Title: Feed Withdrawal and Transport Interactions with Intestinal and Peripheral Immunity

item Eicher, Susan
item Lay Jr, Donald
item Rostagno, Marcos

Submitted to: Research Workers in Animal Diseases Conference Proceedings
Publication Type: Abstract Only
Publication Acceptance Date: 11/11/2009
Publication Date: 12/6/2009
Citation: Eicher, S.D., Lay Jr, D.C., Rostagno, M.H. 2009. Feed Withdrawal and Transport Interactions with Intestinal and Peripheral Immunity.
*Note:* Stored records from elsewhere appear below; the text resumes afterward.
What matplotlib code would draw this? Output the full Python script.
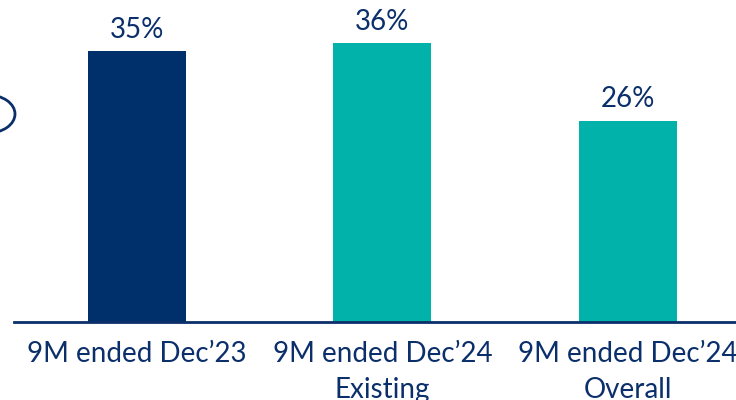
import matplotlib.pyplot as plt
from matplotlib.patches import Ellipse

categories = ["9M ended Dec\u201923", "9M ended Dec\u201924\nExisting", "9M ended Dec\u201924\nOverall"]
values = [35, 36, 26]
colors = ["#00306B", "#00B2A9", "#00B2A9"]

navy = "#0B2F6A"
plt.rcParams['font.family'] = ['Lato', 'DejaVu Sans']

fig = plt.figure(figsize=(7.36, 4.0), dpi=100)
ax = fig.add_axes([14 / 736, 78 / 400, 722 / 736, 322 / 400])

x = range(len(values))
bars = ax.bar(x, values, width=0.4, color=colors)
for b, v in zip(bars, values):
    ax.annotate(f"{v}%", (b.get_x() + b.get_width() / 2, v), xytext=(0, 6),
                textcoords="offset points", ha="center", va="bottom",
                fontsize=20, color=navy)

ax.set_xlim(-0.5, 2.44)
ax.set_ylim(0, 41.6)
ax.set_xticks(list(x))
ax.set_xticklabels(categories, fontsize=20, color=navy, linespacing=1.45)
ax.tick_params(axis="x", length=0, pad=14)
ax.set_yticks([])
for side in ["top", "right", "left"]:
    ax.spines[side].set_visible(False)
ax.spines["bottom"].set_color(navy)
ax.spines["bottom"].set_linewidth(2)

# partial outline on the left edge
ell = Ellipse((-12 / 736, 1 - 114 / 400), 54 / 736, 38 / 400, transform=fig.transFigure,
              fill=False, edgecolor=navy, linewidth=2)
fig.patches.append(ell)

fig.savefig("out.png", dpi=100)
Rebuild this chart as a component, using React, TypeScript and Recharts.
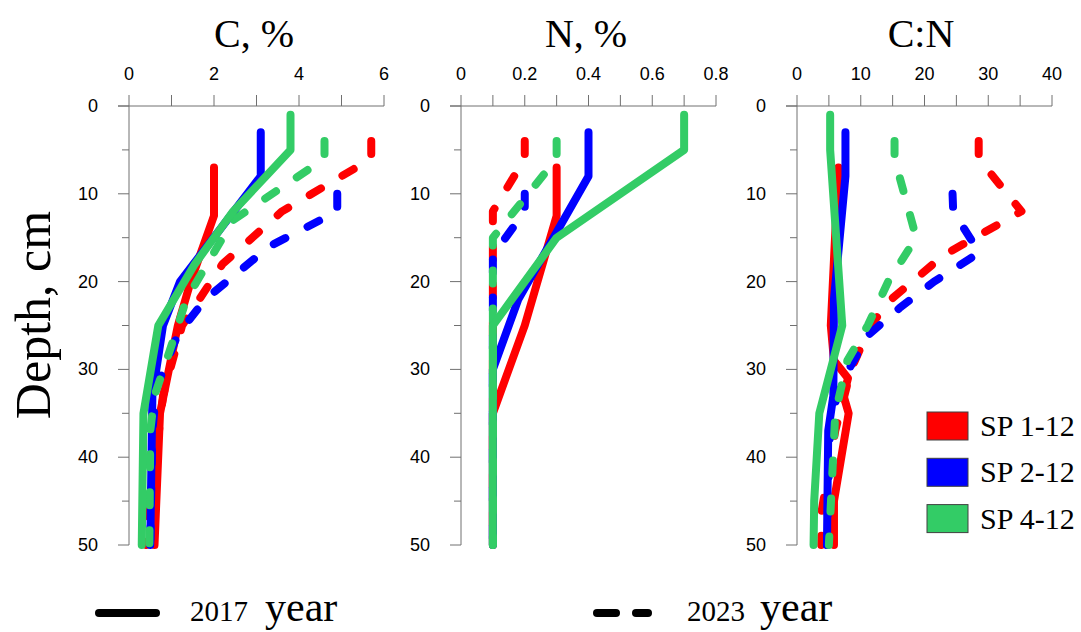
import { ScatterChart, Scatter, XAxis, YAxis, ReferenceLine } from "recharts";

// depth ticks (cm), shared by all three panels
const depthTicks = [0, 5, 10, 15, 20, 25, 30, 35, 40, 45, 50];

// C, %
const cTicks = [0, 1, 2, 3, 4, 5, 6];
const cLabels = [0, 2, 4, 6];
const cRed17Depth = [7, 12.5, 20, 25, 35, 50];
const cRed17 = [2.0, 2.0, 1.45, 1.15, 0.73, 0.6];
const cBlue17Depth = [3, 8, 20, 25, 33, 50];
const cBlue17 = [3.1, 3.1, 1.2, 0.8, 0.55, 0.5];
const cGreen17Depth = [1, 5, 12, 18, 25, 35, 50];
const cGreen17 = [3.8, 3.8, 2.45, 1.55, 0.69, 0.34, 0.3];
const cRed23Depth = [4, 6, 12, 18, 25, 33, 50];
const cRed23 = [5.7, 5.7, 3.6, 2.2, 1.25, 0.8, 0.4];
const cBlue23Depth = [10, 12, 16, 22, 26, 32, 37, 50];
const cBlue23 = [4.9, 4.9, 3.3, 1.8, 1.15, 0.65, 0.55, 0.5];
const cGreen23Depth = [4, 6, 13, 22, 28, 33, 37, 50];
const cGreen23 = [4.6, 4.6, 2.45, 1.35, 0.95, 0.6, 0.5, 0.48];

// N, %
const nTicks = [0, 0.1, 0.2, 0.3, 0.4, 0.5, 0.6, 0.7, 0.8];
const nLabels = [0, 0.2, 0.4, 0.6, 0.8];
const nRed17Depth = [7, 12.5, 25, 35, 50];
const nRed17 = [0.3, 0.3, 0.2, 0.1, 0.1];
const nBlue17Depth = [3, 8, 15, 22, 30, 50];
const nBlue17 = [0.4, 0.4, 0.29, 0.18, 0.1, 0.1];
const nGreen17Depth = [1, 5, 15, 25, 50];
const nGreen17 = [0.7, 0.7, 0.3, 0.1, 0.1];
const nRed23Depth = [4, 6, 12, 50];
const nRed23 = [0.2, 0.2, 0.1, 0.1];
const nBlue23Depth = [10, 12, 17, 50];
const nBlue23 = [0.2, 0.2, 0.1, 0.1];
const nGreen23Depth = [4, 6, 15, 50];
const nGreen23 = [0.3, 0.3, 0.1, 0.1];

// C:N
const cnTicks = [0, 5, 10, 15, 20, 25, 30, 35, 40];
const cnLabels = [0, 10, 20, 30, 40];
const cnRed17Depth = [7, 25, 29, 31, 33, 35, 45, 50];
const cnRed17 = [6.5, 5.3, 5.8, 8.0, 7.3, 8.1, 5.8, 5.8];
const cnBlue17Depth = [3, 8, 22, 33, 37, 50];
const cnBlue17 = [7.6, 7.6, 5.8, 5.7, 4.9, 4.7];
const cnGreen17Depth = [1, 5, 25, 35, 45, 50];
const cnGreen17 = [5.2, 5.2, 7.1, 3.5, 2.7, 2.6];
const cnRed23Depth = [4, 6, 12, 17, 22, 25, 30, 37, 46, 50];
const cnRed23 = [28.5, 28.5, 35.2, 23, 14.8, 11.5, 8.5, 6, 3.9, 3.8];
const cnBlue23Depth = [10, 12, 16.7, 20, 23, 26, 29.5, 33, 36, 50];
const cnBlue23 = [24.4, 24.5, 28.6, 21.5, 16.1, 11.3, 8.5, 6.3, 5.2, 4.7];
const cnGreen23Depth = [4, 6, 15, 20, 25, 29, 35, 50];
const cnGreen23 = [15.3, 15.3, 18.7, 14.3, 11.1, 7.9, 6, 5];

const siteNames = ["SP 1-12", "SP 2-12", "SP 4-12"];
const yearNames = ["2017", "2023"];

const RED = "#ff0000";
const BLUE = "#0000ff";
const GREEN = "#33cc66";
const AXIS = "#707070";
const DASH = "13 25";
const SANS = "'Liberation Sans', Arial, sans-serif";
const SERIF = "'Liberation Serif', 'Times New Roman', serif";

const toPoints = (depth: number[], vals: number[]) =>
  depth.map((d, i) => ({ x: vals[i], y: d }));

type Series = { depth: number[]; vals: number[]; color: string; dashed: boolean };

const NoDot = () => <g />;

const DepthTick = (props: any) => {
  const { x, y, payload } = props;
  const major = payload.value % 10 === 0;
  return (
    <g>
      <line x1={major ? x : x + 4} x2={x + 11} y1={y} y2={y} stroke={AXIS} strokeWidth={1} />
      {major && (
        <text x={x - 20} y={y} textAnchor="end" dominantBaseline="central" fontSize={18} fontFamily={SANS} fill="#000">
          {payload.value}
        </text>
      )}
    </g>
  );
};

function Panel(props: {
  left: number;
  width: number;
  yWidth: number;
  max: number;
  ticks: number[];
  labels: number[];
  series: Series[];
}) {
  const { left, width, yWidth, max, ticks, labels, series } = props;
  return (
    <div style={{ position: "absolute", left, top: 0 }}>
      <ScatterChart width={width} height={560} margin={{ top: 0, right: width - yWidth - 266, bottom: 15, left: 0 }}>
        <XAxis
          type="number"
          dataKey="x"
          orientation="top"
          domain={[0, max]}
          ticks={ticks}
          interval={0}
          height={106}
          padding={{ left: 11, right: 0 }}
          stroke={AXIS}
          tickSize={11}
          tickMargin={15}
          tick={{ fill: "#000", fontSize: 18, fontFamily: SANS }}
          tickFormatter={(v: number) => (labels.includes(v) ? String(v) : "")}
        />
        <YAxis
          type="number"
          dataKey="y"
          domain={[0, 50]}
          reversed
          ticks={depthTicks}
          interval={0}
          width={yWidth}
          axisLine={false}
          tickLine={false}
          tickSize={0}
          tickMargin={0}
          tick={<DepthTick />}
        />
        <ReferenceLine x={0} stroke={AXIS} strokeWidth={1} />
        {series.map((s, i) => (
          <Scatter
            key={i}
            data={toPoints(s.depth, s.vals)}
            fill={s.color}
            shape={NoDot}
            isAnimationActive={false}
            line={{
              stroke: s.color,
              strokeWidth: 8,
              strokeDasharray: s.dashed ? DASH : undefined,
              strokeLinecap: "round",
              strokeLinejoin: "round",
            }}
          />
        ))}
      </ScatterChart>
    </div>
  );
}

export default function App() {
  const cSeries: Series[] = [
    { depth: cRed23Depth, vals: cRed23, color: RED, dashed: true },
    { depth: cRed17Depth, vals: cRed17, color: RED, dashed: false },
    { depth: cBlue23Depth, vals: cBlue23, color: BLUE, dashed: true },
    { depth: cBlue17Depth, vals: cBlue17, color: BLUE, dashed: false },
    { depth: cGreen23Depth, vals: cGreen23, color: GREEN, dashed: true },
    { depth: cGreen17Depth, vals: cGreen17, color: GREEN, dashed: false },
  ];
  const nSeries: Series[] = [
    { depth: nRed23Depth, vals: nRed23, color: RED, dashed: true },
    { depth: nRed17Depth, vals: nRed17, color: RED, dashed: false },
    { depth: nBlue23Depth, vals: nBlue23, color: BLUE, dashed: true },
    { depth: nBlue17Depth, vals: nBlue17, color: BLUE, dashed: false },
    { depth: nGreen23Depth, vals: nGreen23, color: GREEN, dashed: true },
    { depth: nGreen17Depth, vals: nGreen17, color: GREEN, dashed: false },
  ];
  const cnSeries: Series[] = [
    { depth: cnRed23Depth, vals: cnRed23, color: RED, dashed: true },
    { depth: cnRed17Depth, vals: cnRed17, color: RED, dashed: false },
    { depth: cnBlue23Depth, vals: cnBlue23, color: BLUE, dashed: true },
    { depth: cnBlue17Depth, vals: cnBlue17, color: BLUE, dashed: false },
    { depth: cnGreen23Depth, vals: cnGreen23, color: GREEN, dashed: true },
    { depth: cnGreen17Depth, vals: cnGreen17, color: GREEN, dashed: false },
  ];
  const siteColors = [RED, BLUE, GREEN];

  return (
    <div style={{ position: "absolute", left: 0, top: 0, width: 1081, height: 632, background: "#fff", overflow: "hidden" }}>
      <Panel left={0} width={400} yWidth={118} max={6} ticks={cTicks} labels={cLabels} series={cSeries} />
      <Panel left={340} width={400} yWidth={110} max={0.8} ticks={nTicks} labels={nLabels} series={nSeries} />
      <Panel left={680} width={390} yWidth={106} max={40} ticks={cnTicks} labels={cnLabels} series={cnSeries} />

      <svg width={1081} height={632} style={{ position: "absolute", left: 0, top: 0, pointerEvents: "none" }}>
        <g fontFamily={SERIF} fill="#000">
          <text x={254} y={47} textAnchor="middle" fontSize={40}>C, %</text>
          <text x={586} y={47} textAnchor="middle" fontSize={40}>N, %</text>
          <text x={921} y={47} textAnchor="middle" fontSize={40}>C:N</text>
          <text x={50} y={315} textAnchor="middle" fontSize={50} transform="rotate(-90 50 315)">Depth, cm</text>
        </g>

        {siteNames.map((name, i) => (
          <g key={name}>
            <rect x={927} y={412 + i * 46.3} width={41} height={28} fill={siteColors[i]} stroke="#404040" strokeWidth={1} />
            <text x={980} y={436 + i * 46.3} fontSize={30} fontFamily={SERIF} fill="#000">{name}</text>
          </g>
        ))}

        <line x1={99} x2={156} y1={613} y2={613} stroke="#000" strokeWidth={8} strokeLinecap="round" />
        <text x={190} y={621} fontSize={29} fontFamily={SERIF}>{yearNames[0]}</text>
        <text x={265} y={621} fontSize={42} fontFamily={SERIF}>year</text>

        <line x1={597} x2={616} y1={613} y2={613} stroke="#000" strokeWidth={8} strokeLinecap="round" />
        <line x1={636} x2={648} y1={613} y2={613} stroke="#000" strokeWidth={8} strokeLinecap="round" />
        <text x={687} y={621} fontSize={29} fontFamily={SERIF}>{yearNames[1]}</text>
        <text x={760} y={621} fontSize={42} fontFamily={SERIF}>year</text>
      </svg>
    </div>
  );
}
Research Workers in Animal Diseases Conference Proceedings. p. 107.

Interpretive Summary:

Technical Abstract: Multiple stressors associated with transporting finishing pigs to slaughter can result in increased shedding of pathogens. Previously we found feed withdrawal by itself or followed by transportation increased Salmonella concentrations in ileal contents. However, no difference was found among treatments in frequency of Salmonella-positive samples, and rectal contents consistently contained very low concentrations of Salmonella regardless of treatment. The objective of this study was to evaluate the effects of transport and feed withdrawal on intestinal and peripheral immunity of transported finishing pigs. Finishing pigs (n=60) were assigned to one of four treatments: control (C), 12-h feed withdrawal (FW), 2-h transport (T), or feed withdrawal and transport (FWT). Blood was collected for differential counts and cortisol concentrations. Lung, spleen, and mesenteric lymph nodes were collected for RNA expression of IL-1ß, IL-1 receptor antagonist (Ra), TNF-a, and anti-microbial peptide PR-39. Total WBC and eosinophil counts were greatest (P<0.01) for T compared with other treatments. Transport treatments had greater neutrophil counts and fewer lymphocyte and monocyte counts compared to non-transported pigs (P<0.01). Hematocrit percentages and plasma cortisol concentrations did not differ among the treatments. Lung and mesenteric lymph node tissues did not differ in RNA expression of IL-1ß, IL-1Ra, TNF-a, or PR-39. Although spleen tissue did not differ for IL-1ß and TNF-a expression, IL-1Ra tended to be greater for T compared with FWT (P= 0.07) and T pigs tended to have more PR-39 than FWT (P=0.06) and C (P=0.09). These data imply that although immunity is activated, opportunity for innate immune modulation of a pathogen in this time frame is very limited.